As a Shakespeare scholar and dramaturg, I am always dismayed by the elitist and uninformed arguments of the “Anti-Stratfordians,” all of which are basically just conspiracy theories. Yet the temptation to tackle the authorship question has proved irresistible for many nonacademics, including Supreme Court justices.
In November 1987, a mock trial to consider the Shakespeare authorship question took place at American University in Washington, D.C., with justices John Paul Stevens, Harry Blackmun, and William J. Brennan Jr. presiding. I was privileged to serve as Justice Brennan’s “clerk” — I had met him during the 1986-87 term when my husband, Mark Haddad, was one of his law clerks. Justice Brennan knew that I was working at the Folger Shakespeare Library while I finished my Ph.D. dissertation in Renaissance Studies for Yale University, so when he agreed to serve on the trial, he asked me for assistance with preparation.

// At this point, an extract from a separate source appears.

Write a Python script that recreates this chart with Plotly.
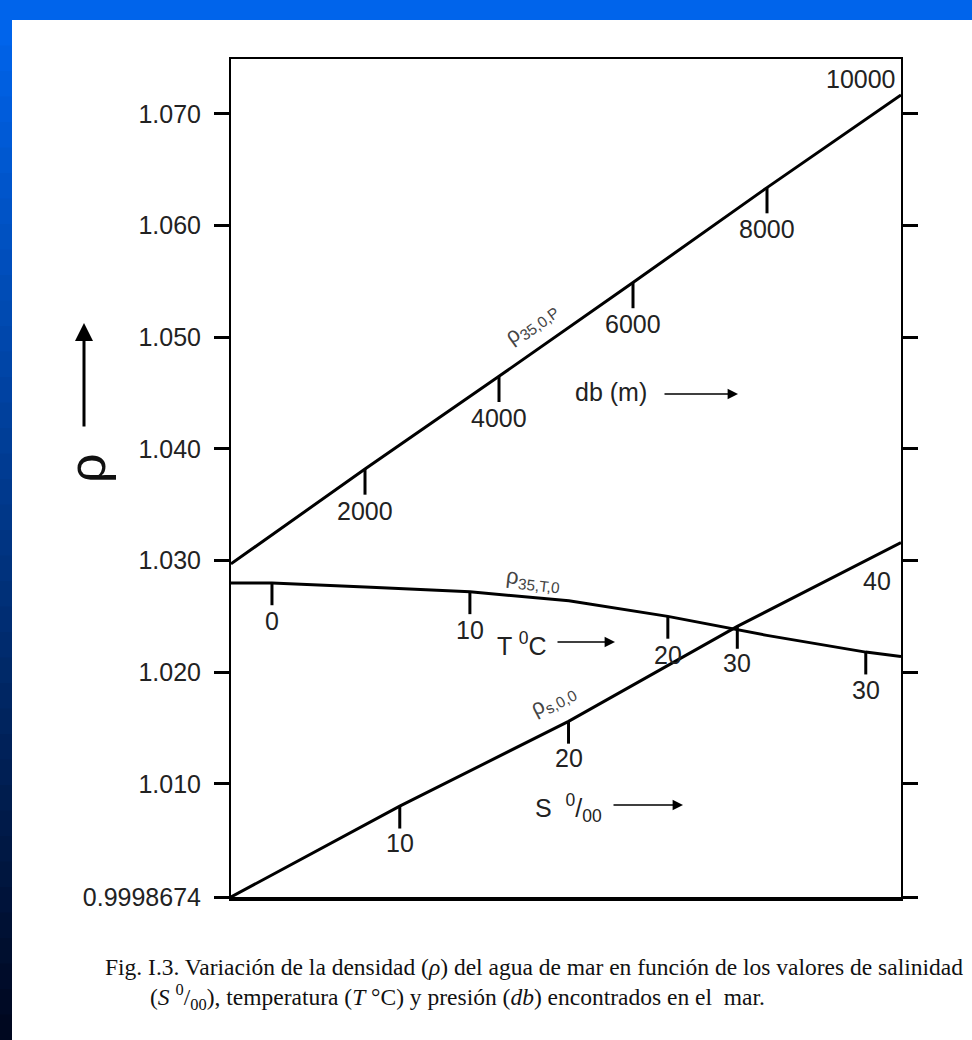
import numpy as np
import plotly.graph_objects as go

# --- data ---
# rho(35, 0, P) against pressure (db)
p_db = [0, 2000, 4000, 6000, 8000, 10000]
rho_p = [1.0297, 1.0382, 1.0465, 1.0549, 1.0634, 1.0717]
p_ticks = [2000, 4000, 6000, 8000]

# rho(35, T, 0) against temperature (deg C)
t_c = [-2.07, 0, 5, 10, 15, 20, 25, 30, 31.78]
rho_t = [1.0280, 1.0280, 1.0276, 1.0272, 1.0264, 1.0250, 1.0233, 1.0218, 1.0214]
t_ticks = [0, 10, 20, 30]

# rho(S, 0, 0) against salinity (per mil)
s_ppt = [0, 10, 20, 30, 39.7]
rho_s = [0.9998674, 1.0080, 1.0156, 1.0241, 1.0316]
s_ticks = [10, 20, 30]

y_ticks = [0.9998674, 1.010, 1.020, 1.030, 1.040, 1.050, 1.060, 1.070]
y_labels = ["0.9998674", "1.010", "1.020", "1.030", "1.040", "1.050",
            "1.060", "1.070"]

# --- page geometry (pixels) ---
W, H = 972, 1040
PL, PR, PT, PB = 231, 901, 59, 897
SANS = "Liberation Sans, Arial, Helvetica, sans-serif"
SERIF = "Liberation Serif, Times New Roman, serif"


def px(x):
    return (x - PL) / (PR - PL)


def py(y):
    return (PB - y) / (PB - PT)


fig = go.Figure()
ann = []

num_font = dict(family=SANS, size=25, color="#222")
curves = [
    (p_db, rho_p, p_ticks, "x", 0.0023, 0),
    (t_c, rho_t, t_ticks, "x2", 0.0020, 0),
    (s_ppt, rho_s, s_ticks, "x3", 0.0020, 2),
]
for xs, ys, ticks, xa, tlen, shift in curves:
    fig.add_trace(go.Scatter(
        x=xs, y=ys, xaxis=xa, yaxis="y", mode="lines",
        line=dict(color="black", width=3), hoverinfo="skip"))
    tick_rho = np.interp(ticks, xs, ys)
    # little marks hanging below the curve
    fig.add_trace(go.Scatter(
        x=ticks, y=tick_rho, xaxis=xa, yaxis="y", mode="markers",
        marker=dict(size=1, color="black"),
        error_y=dict(type="constant", symmetric=False, value=0,
                     valueminus=tlen, width=0, thickness=3,
                     color="black"),
        hoverinfo="skip"))
    for v, r in zip(ticks, tick_rho):
        ann.append(dict(x=v, y=float(r) - tlen, xref=xa, yref="y",
                        text=str(v), showarrow=False, xanchor="center",
                        yanchor="top", yshift=shift, font=num_font))

# end labels without a tick
ann.append(dict(x=p_db[-1], y=rho_p[-1], xref="x", yref="y", text="10000",
                showarrow=False, xanchor="right", yanchor="bottom",
                xshift=-3, yshift=0, font=num_font))
ann.append(dict(x=s_ppt[-1], y=rho_s[-1], xref="x3", yref="y", text="40",
                showarrow=False, xanchor="right", yanchor="top",
                xshift=-8, yshift=-22, font=num_font))

# curve names
lab_font = dict(family=SANS, size=22, color="#444")
ann.append(dict(x=4490, y=float(np.interp(4490, p_db, rho_p)), xref="x",
                yref="y", text="ρ<sub>35,0,P</sub>", showarrow=False,
                textangle=-36, yshift=30, font=lab_font))
ann.append(dict(x=13.2, y=float(np.interp(13.2, t_c, rho_t)), xref="x2",
                yref="y", text="ρ<sub>35,T,0</sub>", showarrow=False,
                textangle=6, yshift=18, font=lab_font))
ann.append(dict(x=19.1, y=float(np.interp(19.1, s_ppt, rho_s)), xref="x3",
                yref="y", text="ρ<sub>s,0,0</sub>", showarrow=False,
                textangle=-28, yshift=29, font=lab_font))

# variable labels with arrows
for text, cx, cy, a0, a1, ay in [
        ("db (m)", 611, 392, 663, 738, 394),
        ("T <sup>0</sup>C", 522, 644, 556, 615, 642),
        ("S  <sup>0</sup>/<sub>00</sub>", 568, 808, 612, 683, 805)]:
    ann.append(dict(x=px(cx), y=py(cy), xref="paper", yref="paper",
                    text=text, showarrow=False, xanchor="center",
                    yanchor="middle", font=num_font))
    ann.append(dict(x=px(a1), y=py(ay), xref="paper", yref="paper", text="",
                    showarrow=True, ax=a0 - a1, ay=0, arrowhead=2,
                    arrowsize=1.3, arrowwidth=1.6, arrowcolor="black"))

# rho axis title with arrow
ann.append(dict(x=px(84), y=py(323), xref="paper", yref="paper", text="",
                showarrow=True, ax=0, ay=105, arrowhead=2, arrowsize=1.2,
                arrowwidth=3, arrowcolor="black"))
ann.append(dict(x=px(87), y=py(468), xref="paper", yref="paper", text="ρ",
                showarrow=False, textangle=-90, xanchor="center",
                yanchor="middle",
                font=dict(family=SANS, size=52, color="#111")))

# caption
cap_font = dict(family=SERIF, size=23.5, color="#111")
ann.append(dict(x=px(103), y=py(967), xref="paper", yref="paper",
                xanchor="left", yanchor="middle", showarrow=False,
                font=cap_font,
                text="Fig. I.3. Variación de la densidad (<i>ρ</i>) del agua "
                     "de mar en función de los valores de salinidad"))
ann.append(dict(x=px(148), y=py(997), xref="paper", yref="paper",
                xanchor="left", yanchor="middle", showarrow=False,
                font=cap_font,
                text="(<i>S</i> <sup>0</sup>/<sub>00</sub>), temperatura "
                     "(<i>T</i> °C) y presión (<i>db</i>) encontrados en "
                     "el  mar."))

# blue slide frame
shapes = [dict(type="rect", xref="paper", yref="paper", layer="below",
               x0=px(0), x1=px(W), y0=py(0), y1=py(20), line_width=0,
               fillcolor="rgb(0,100,235)")]
bands = 40
top_c = np.array([0, 100, 235])
bot_c = np.array([0, 8, 32])
for i in range(bands):
    f = i / (bands - 1)
    c = (top_c * (1 - f) + bot_c * f).astype(int)
    y0 = 20 + (H - 20) * i / bands
    y1 = 20 + (H - 20) * (i + 1) / bands + 1
    shapes.append(dict(type="rect", xref="paper", yref="paper",
                       layer="below", x0=px(0), x1=px(12), y0=py(y0),
                       y1=py(y1), line_width=0,
                       fillcolor=f"rgb({c[0]},{c[1]},{c[2]})"))

hidden = dict(showgrid=False, zeroline=False, showticklabels=False,
              ticks="")
fig.update_layout(
    width=W, height=H, showlegend=False,
    paper_bgcolor="white", plot_bgcolor="white",
    margin=dict(l=PL, r=W - PR, t=PT, b=H - PB, pad=0),
    xaxis=dict(range=[0, 10000], showline=True, linewidth=4,
               linecolor="black", **hidden),
    xaxis2=dict(range=[t_c[0], t_c[-1]], overlaying="x", anchor="y",
                side="top", showline=True, linewidth=2, linecolor="black",
                **hidden),
    xaxis3=dict(range=[0, s_ppt[-1]], overlaying="x", anchor="y",
                visible=False),
    yaxis=dict(range=[0.9998674, 1.07492], tickvals=y_ticks,
               ticktext=y_labels, ticks="outside", ticklen=15, tickwidth=2.5,
               tickcolor="black", showline=True, linewidth=2,
               linecolor="black", mirror="ticks", showgrid=False,
               zeroline=False, ticklabelstandoff=8,
               tickfont=dict(family=SANS, size=25, color="#222")),
    annotations=ann, shapes=shapes,
)

fig.write_html("out.html", config={"displayModeBar": False},
               post_script="document.body.style.margin='0';"
                           "document.body.style.padding='0';")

I provided copies of the most influential writings on both sides of the debate and, about a week later, sat down with him to discuss the materials. I had anticipated that our conversation might take a while, but in fact, after greeting me warmly, Justice Brennan got straight to the point. “Miranda,” he said, “I never like to judge a case before hearing oral argument, but I have to say, I don’t think these Oxfordians have a leg to stand on.”
The verdict was unanimous. All three justices ruled in favor of William Shakespeare, the man from Stratford, as the author of the plays.